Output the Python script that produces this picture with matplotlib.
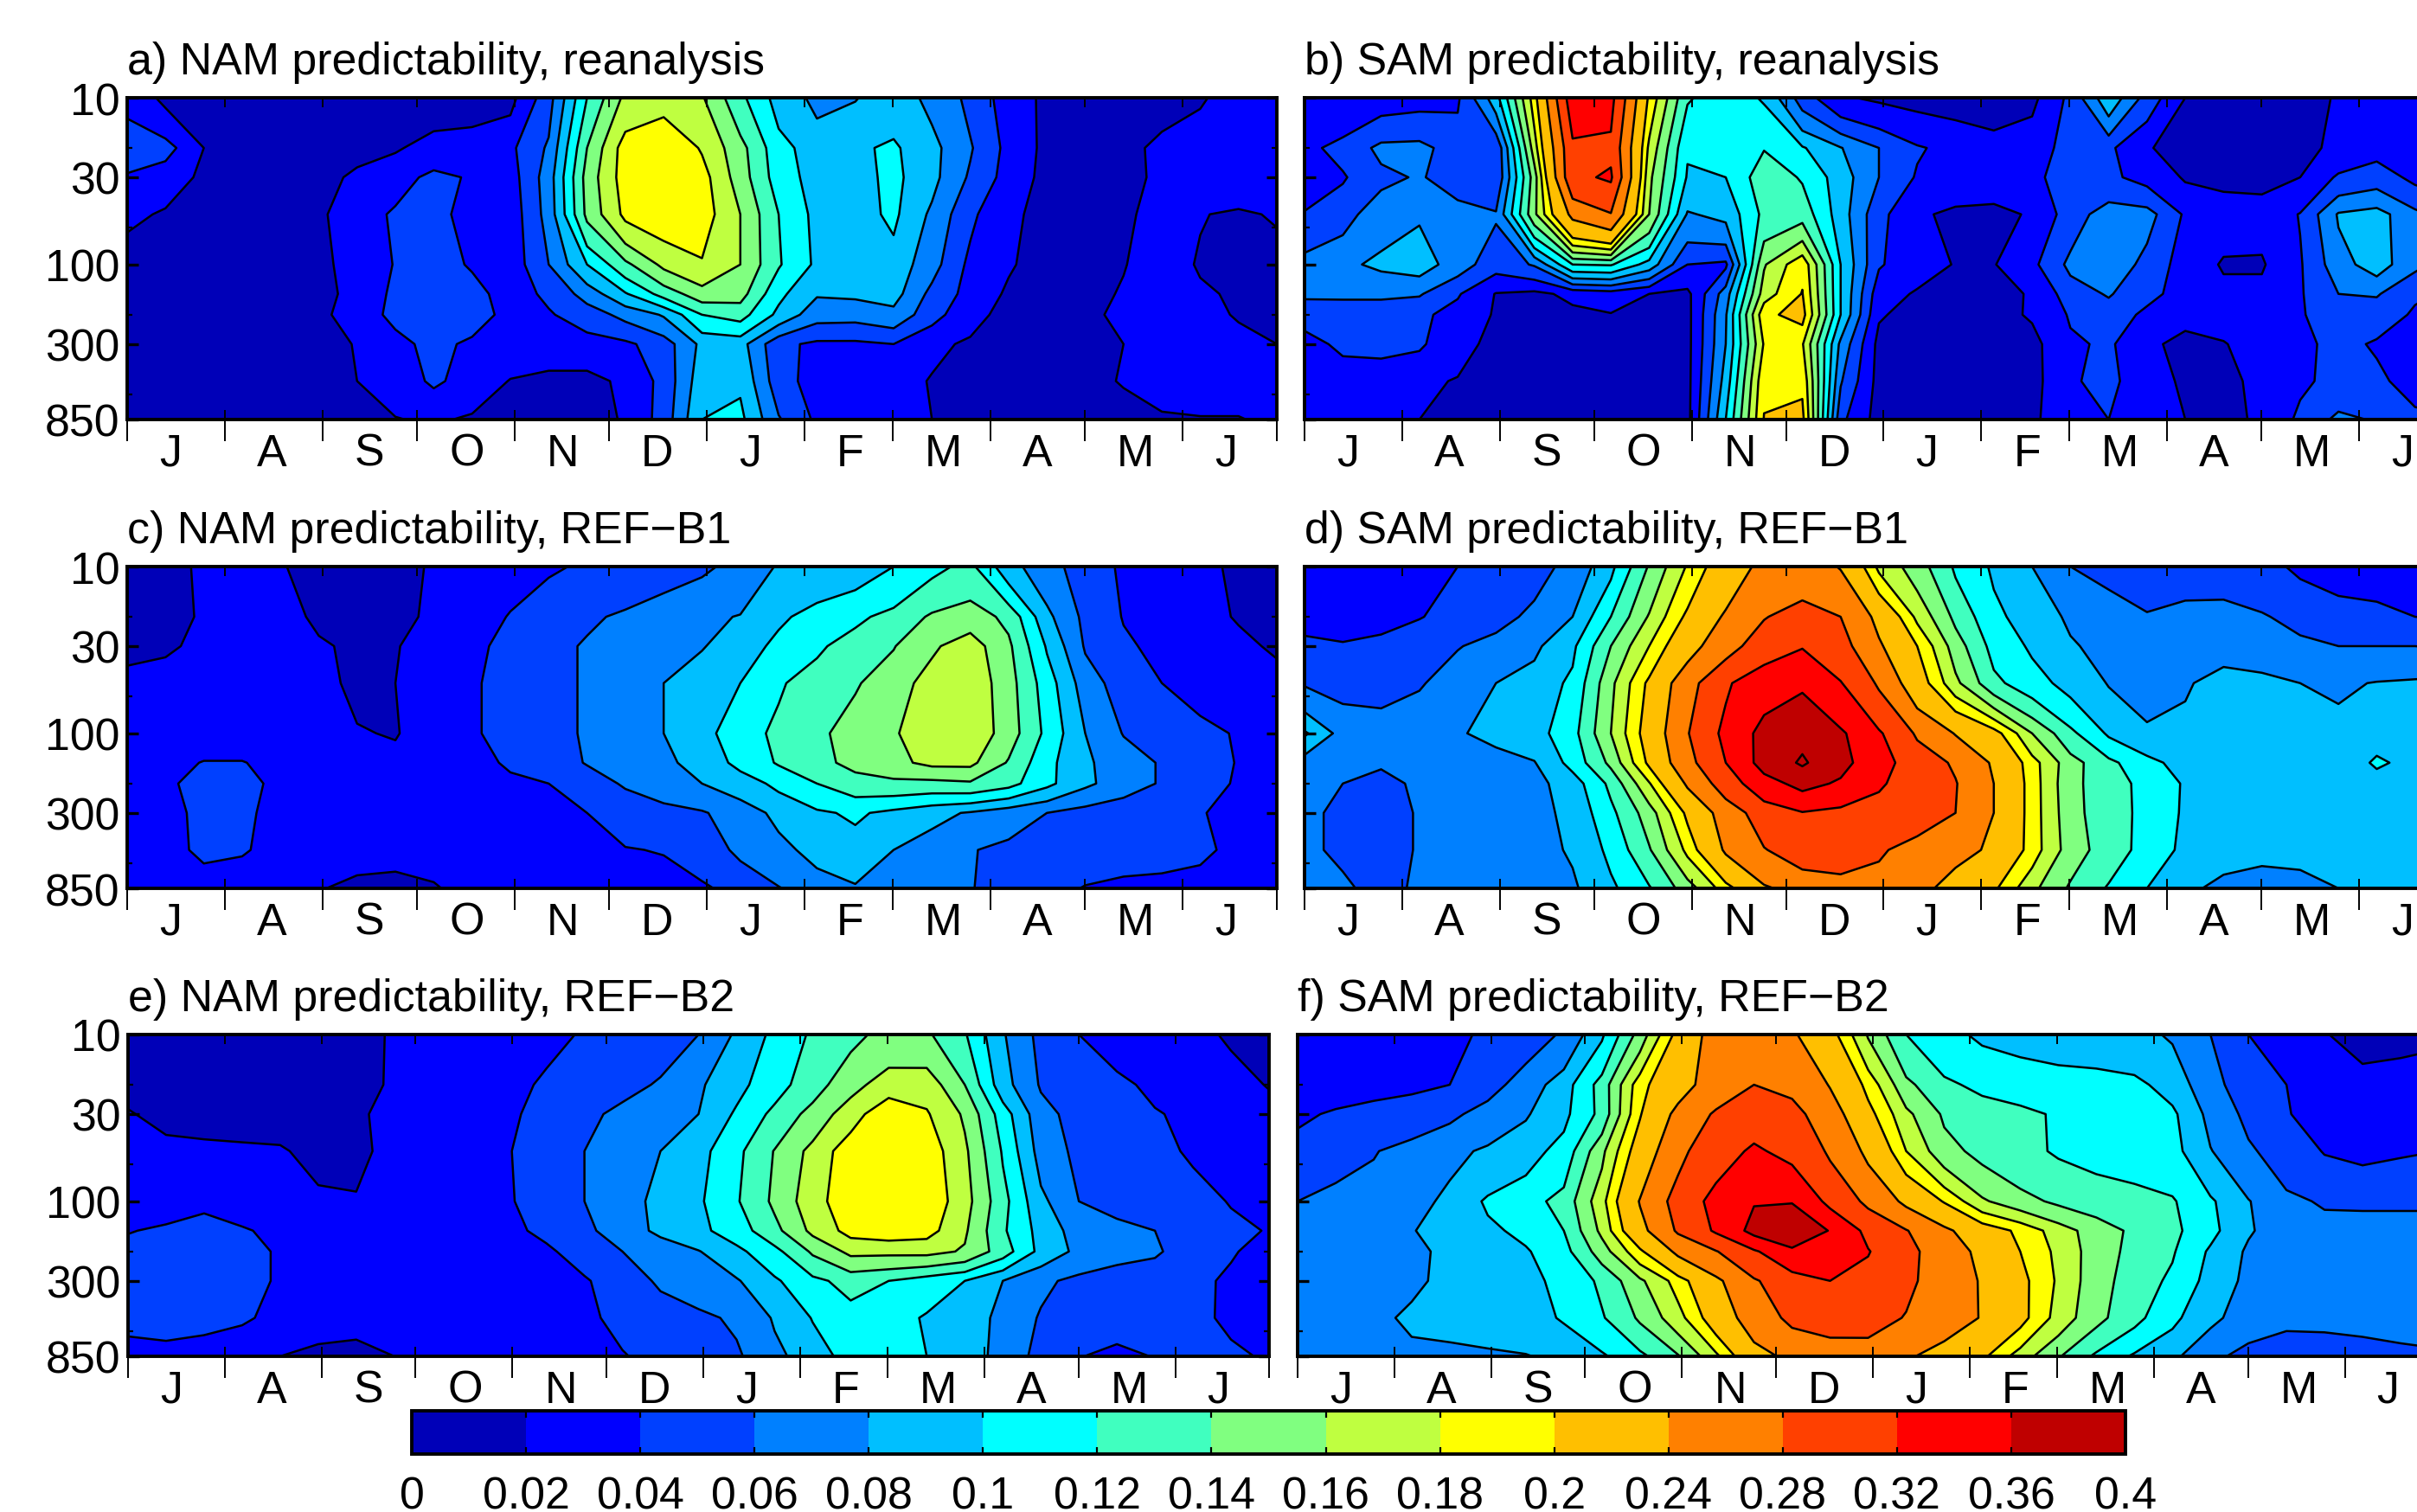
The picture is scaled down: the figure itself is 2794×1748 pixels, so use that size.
import numpy as np
import matplotlib
matplotlib.use('Agg')
import matplotlib.pyplot as plt
from matplotlib.ticker import FixedLocator, NullFormatter

plt.rcParams['font.family'] = ['Liberation Sans', 'DejaVu Sans']

# values, in 1/1000, rows = pressure, columns = time
pressure = [10, 20, 30, 50, 100, 150, 200, 300, 500, 850]
n_time = 31
month_names = ['J', 'A', 'S', 'O', 'N', 'D', 'J', 'F', 'M', 'A', 'M', 'J']
month_days = [31, 31, 30, 31, 30, 31, 31, 28, 31, 30, 31, 30]
pressure_labels = [10, 30, 100, 300, 850]
pressure_minor = [20, 60, 200, 600]
levels = [0, .02, .04, .06, .08, .1, .12, .14, .16, .18, .2, .24, .28, .32, .36, .4]
level_labels = ['0', '0.02', '0.04', '0.06', '0.08', '0.1', '0.12', '0.14', '0.16',
                '0.18', '0.2', '0.24', '0.28', '0.32', '0.36', '0.4']
colors = ['#0000b8', '#0000ff', '#0040ff', '#0080ff', '#00bfff', '#00ffff', '#40ffbf',
          '#80ff80', '#bfff40', '#ffff00', '#ffbf00', '#ff8000', '#ff4000', '#ff0000', '#bf0000']

nam_reanalysis = [
    [35,15,12,10,10,10,10,10,10,10,14,52,120,165,172,162,125,92,75,79,90,75,55,30,16,12,12,14,18,28,30],
    [50,48,20,10,10,10,12,18,27,30,36,63,140,190,198,178,147,107,90,97,103,86,62,34,15,12,15,24,30,34,40],
    [38,28,17,11,10,11,25,32,45,38,31,70,148,190,190,188,150,110,92,93,105,86,57,32,14,10,14,24,30,34,36],
    [24,18,12,10,12,17,30,43,45,34,28,68,145,185,192,190,160,120,94,92,104,76,44,24,14,12,17,26,21,17,22],
    [10,10,10,10,12,15,28,41,48,38,28,60,100,135,165,178,160,122,96,90,92,68,35,22,12,12,19,30,18,14,12],
    [10,10,10,10,10,13,27,44,49,47,31,44,68,98,128,152,148,105,82,84,88,54,33,17,12,13,22,30,23,17,13],
    [10,10,10,10,10,15,30,45,50,50,33,38,50,66,82,120,128,95,68,67,74,48,25,15,12,15,25,30,27,18,14],
    [10,10,10,10,10,14,21,34,46,36,32,32,32,36,50,85,88,45,36,36,40,23,18,13,12,13,20,27,30,27,20],
    [10,10,10,10,10,13,20,30,43,33,19,14,14,24,46,92,97,48,32,30,26,19,15,13,13,16,21,26,28,28,26],
    [14,10,10,10,10,11,14,19,23,17,13,12,12,22,48,100,105,62,36,33,28,20,15,13,13,13,14,18,19,19,24],
]

sam_reanalysis = [
    [30,24,30,33,37,92,190,345,332,195,122,110,98,50,22,17,14,12,12,15,45,95,52,20,15,12,12,22,28,28,28],
    [35,46,65,66,50,42,170,312,312,175,102,108,119,102,81,60,42,34,26,32,46,44,21,15,13,13,15,24,33,35,33],
    [32,38,55,62,50,42,150,312,325,165,98,100,132,118,90,60,38,32,30,37,46,44,33,18,16,16,20,43,50,35,32],
    [41,52,72,78,68,62,155,250,278,160,78,86,125,132,90,46,23,16,15,22,50,70,68,37,28,26,41,82,88,65,50],
    [68,76,84,90,70,48,62,120,122,92,40,36,158,195,100,42,28,19,19,35,65,78,52,32,18,18,38,72,90,65,50],
    [63,64,64,62,42,19,15,25,30,20,15,70,170,201,100,28,18,13,13,22,50,62,45,33,25,25,38,60,62,42,38],
    [50,48,48,44,33,18,13,15,19,15,14,78,195,208,100,22,13,12,14,22,42,50,36,27,27,28,38,52,48,38,38],
    [30,46,48,43,26,15,12,12,12,12,14,80,182,182,75,14,12,11,11,14,37,43,25,13,19,28,36,45,38,28,25],
    [24,24,24,23,19,13,11,11,11,11,14,88,196,196,62,13,11,11,11,13,38,45,28,17,16,24,37,45,44,32,25],
    [27,26,24,20,14,11,11,11,11,11,14,100,201,206,45,12,11,11,11,15,38,40,30,20,15,23,44,65,58,45,42],
]

nam_b1 = [
    [15,18,21,24,21,15,14,17,21,28,34,38,42,47,52,57,65,82,85,90,100,115,125,87,68,50,37,30,24,17,13],
    [14,17,21,24,26,17,13,14,24,32,41,50,57,63,70,76,81,96,108,116,126,143,150,135,85,55,39,30,24,19,13],
    [13,18,23,26,26,22,17,19,27,36,45,54,62,68,74,79,88,106,117,128,139,157,170,144,98,58,43,35,28,23,18],
    [28,26,24,26,28,24,17,20,29,38,46,54,62,71,80,89,100,118,128,138,151,168,175,148,110,70,50,40,32,27,25],
    [30,29,28,28,27,24,21,19,28,38,46,54,62,71,80,93,112,124,135,150,158,172,176,150,115,80,59,53,46,38,30],
    [28,33,41,41,33,28,25,24,28,33,43,52,61,68,76,87,106,122,134,146,155,165,165,138,106,83,70,58,48,39,32],
    [27,37,46,45,36,30,27,26,28,32,36,40,52,62,70,80,90,105,120,132,135,134,137,127,105,84,70,58,47,38,33],
    [26,35,44,43,35,30,27,25,26,28,30,34,40,49,54,58,70,85,97,103,95,86,78,68,60,52,47,44,41,35,30],
    [24,32,45,42,33,28,26,24,24,25,26,28,34,39,41,50,64,74,87,92,80,70,61,56,52,49,47,46,43,36,32],
    [26,28,28,27,25,21,16,16,19,24,25,26,28,30,32,37,47,59,70,78,72,67,61,52,46,39,36,35,34,34,33],
]

sam_b1 = [
    [24,27,30,34,40,47,54,65,95,142,182,218,250,258,238,175,150,117,97,80,60,57,53,51,49,45,37,32,30,28,28],
    [37,30,30,39,47,54,64,80,120,162,205,245,278,295,280,230,175,135,105,90,77,65,61,66,68,62,53,48,46,40,38],
    [42,42,48,53,59,66,76,96,140,180,225,265,300,318,295,245,200,150,113,97,82,74,72,73,73,70,65,60,60,60,58],
    [58,54,50,58,70,80,88,104,155,205,265,315,345,355,322,275,215,165,125,108,93,79,70,78,87,85,80,77,81,83,85],
    [103,72,74,76,79,83,92,113,160,213,278,330,372,390,366,325,275,238,210,160,125,97,84,85,86,86,86,86,92,90,86],
    [70,65,62,68,74,76,79,107,145,205,268,320,375,405,372,335,300,275,235,188,148,125,106,92,88,87,87,87,103,94,87],
    [62,60,55,63,68,70,74,90,125,178,245,300,345,372,355,325,300,282,240,190,145,130,113,98,92,90,89,88,92,90,88],
    [62,58,50,62,67,70,74,85,115,150,205,258,300,318,310,305,300,280,240,190,147,128,115,97,91,89,88,87,87,87,85],
    [62,58,50,62,68,71,74,82,105,138,185,245,278,300,300,285,265,250,235,190,150,130,113,95,87,85,85,85,85,85,84],
    [65,62,56,62,67,70,73,77,96,118,150,190,235,255,265,265,252,225,204,165,137,118,100,84,75,71,74,80,84,85,85],
]

nam_b2 = [
    [13,12,12,12,12,13,17,21,25,29,32,37,41,46,52,60,83,105,123,135,146,143,122,82,54,40,34,30,24,18,14],
    [16,14,13,12,12,13,15,22,27,31,36,42,48,54,62,77,94,112,131,153,170,172,140,88,58,50,43,37,32,26,19],
    [21,16,15,15,16,17,18,24,30,33,37,46,55,65,72,80,103,125,147,171,195,182,157,110,67,52,47,41,37,33,26],
    [26,24,23,22,21,17,17,24,31,35,39,50,60,70,80,93,115,141,166,192,198,192,164,118,72,55,50,44,38,35,32],
    [27,31,36,30,26,22,21,25,30,34,38,50,60,74,84,97,118,144,172,193,197,195,168,127,85,60,54,51,46,39,35],
    [39,43,47,42,35,28,23,24,28,32,36,44,55,71,84,95,110,134,165,187,192,188,163,123,93,71,65,60,50,44,39],
    [46,48,48,46,38,30,25,25,27,30,33,37,48,60,70,79,95,114,143,165,165,166,158,130,94,75,67,63,49,41,36],
    [45,48,48,46,38,30,25,24,25,27,30,34,38,50,63,70,78,97,115,127,120,110,100,80,64,55,50,47,43,38,34],
    [45,48,45,42,36,30,26,24,24,25,27,31,37,44,50,56,63,82,101,112,108,98,88,76,58,53,50,47,44,37,32],
    [33,33,32,29,20,14,14,20,24,26,29,32,36,39,45,51,57,75,90,108,112,100,89,74,53,41,34,41,44,43,38],
]

sam_b2 = [
    [25,27,30,34,37,42,52,62,97,148,208,258,272,245,210,158,120,105,97,93,90,88,85,78,60,40,30,21,13,15,17],
    [29,32,34,36,40,53,68,91,128,192,225,258,280,271,238,193,145,124,115,112,109,108,105,92,66,50,40,32,27,28,30],
    [37,42,46,50,56,67,78,95,126,198,250,285,305,292,258,208,165,137,130,124,118,115,112,104,74,55,41,33,30,30,31],
    [46,55,59,66,75,83,92,107,155,215,270,305,325,310,275,232,180,147,134,125,118,114,112,107,81,63,50,39,35,38,40],
    [60,64,67,72,85,103,112,127,173,242,295,332,358,358,310,272,232,198,163,147,136,130,126,122,103,81,64,58,58,58,58],
    [64,67,69,79,88,96,105,120,165,228,285,325,372,392,358,310,282,248,215,195,170,150,136,125,106,82,70,66,65,65,65],
    [66,69,70,76,84,91,98,113,150,195,248,278,315,352,340,322,290,262,230,200,175,150,134,122,97,77,68,66,65,65,65],
    [66,69,71,77,84,90,95,105,124,156,188,232,276,303,320,308,288,262,237,207,177,148,131,116,93,75,68,66,65,65,65],
    [68,70,76,83,84,86,92,102,118,143,172,215,260,288,298,295,278,258,238,208,172,146,126,105,84,72,66,66,66,66,66],
    [70,72,74,76,77,78,79,85,97,115,138,175,225,250,258,262,245,225,205,170,142,116,97,84,66,52,45,47,52,56,58],
]

titles = ['a) NAM predictability, reanalysis', 'b) SAM predictability, reanalysis',
          'c) NAM predictability, REF\u2212B1', 'd) SAM predictability, REF\u2212B1',
          'e) NAM predictability, REF\u2212B2', 'f) SAM predictability, REF\u2212B2']
fields = [nam_reanalysis, sam_reanalysis, nam_b1, sam_b1, nam_b2, sam_b2]

W, H = 2794, 1749
# panel boxes in pixels: left, right, top, bottom
boxes = [(147, 1476, 114, 486), (1508, 2836, 114, 486),
         (147, 1476, 656, 1028), (1508, 2836, 656, 1028),
         (148, 1467, 1197, 1569), (1500, 2819, 1197, 1569)]
FS = 18.7

fig = plt.figure(figsize=(W / 200, H / 200), dpi=200)
time = np.linspace(0, 365, n_time)
edges = np.cumsum([0] + month_days)
label_x = edges[:-1] + 10.2

for i, (field, title, box) in enumerate(zip(fields, titles, boxes)):
    l, r, t, b = box
    ax = fig.add_axes([l / W, 1 - b / H, (r - l) / W, (b - t) / H])
    z = np.array(field) / 1000
    cf = ax.contourf(time, pressure, np.minimum(z, levels[-1]), levels=levels, colors=colors)
    ax.contour(time, pressure, z, levels=levels[1:], colors='k', linewidths=0.9)
    ax.set_yscale('log')
    ax.set_ylim(850, 10)
    ax.set_xlim(0, 365)

    ax.yaxis.set_major_locator(FixedLocator(pressure_labels))
    ax.yaxis.set_minor_locator(FixedLocator(pressure_minor))
    if i % 2 == 0:
        ax.yaxis.set_major_formatter(plt.FixedFormatter([str(p) for p in pressure_labels]))
    else:
        ax.yaxis.set_major_formatter(NullFormatter())
    ax.yaxis.set_minor_formatter(NullFormatter())
    ax.tick_params(axis='y', which='major', direction='in', left=True, right=True,
                   length=4.5, width=1.2, labelsize=FS, pad=3)
    ax.tick_params(axis='y', which='minor', direction='in', left=True, right=True,
                   length=2, width=0.8)

    ax.xaxis.remove_overlapping_locs = False
    ax.xaxis.set_major_locator(FixedLocator(edges))
    ax.xaxis.set_minor_locator(FixedLocator(edges))
    ax.xaxis.set_major_formatter(NullFormatter())
    ax.xaxis.set_minor_formatter(NullFormatter())
    ax.tick_params(axis='x', which='major', direction='in', top=True, bottom=True,
                   length=4, width=0.7)
    ax.tick_params(axis='x', which='minor', direction='out', top=False, bottom=True,
                   length=9, width=0.7)
    for x, name in zip(label_x, month_names):
        ax.text(x, -0.105, name, transform=ax.get_xaxis_transform(), ha='left', va='center',
                fontsize=FS, clip_on=False)
    for s in ax.spines.values():
        s.set_linewidth(1.4)
    ax.text(0, 1.045, title, transform=ax.transAxes, fontsize=FS, ha='left', va='bottom')

cax = fig.add_axes([476 / W, 1 - 1682 / H, (2457 - 476) / W, 50 / H])
cbar = fig.colorbar(cf, cax=cax, orientation='horizontal', spacing='uniform', ticks=levels)
cbar.ax.set_xticklabels(level_labels)
cbar.ax.tick_params(axis='x', direction='in', top=True, bottom=True, length=3, width=0.8,
                    labelsize=FS, pad=9)
cbar.ax.minorticks_off()
cbar.outline.set_linewidth(1.4)

fig.savefig('out.png', dpi=200)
_____
Taking the material above, extract exactly and only the lines from the line with "The picture is" to the line with "plt.rcParams['font.family'] = ['Liberation", inclusive of both.

**Solution for this problem**
The picture is scaled down: the figure itself is 2794×1748 pixels, so use that size.
import numpy as np
import matplotlib
matplotlib.use('Agg')
import matplotlib.pyplot as plt
from matplotlib.ticker import FixedLocator, NullFormatter

plt.rcParams['font.family'] = ['Liberation Sans', 'DejaVu Sans']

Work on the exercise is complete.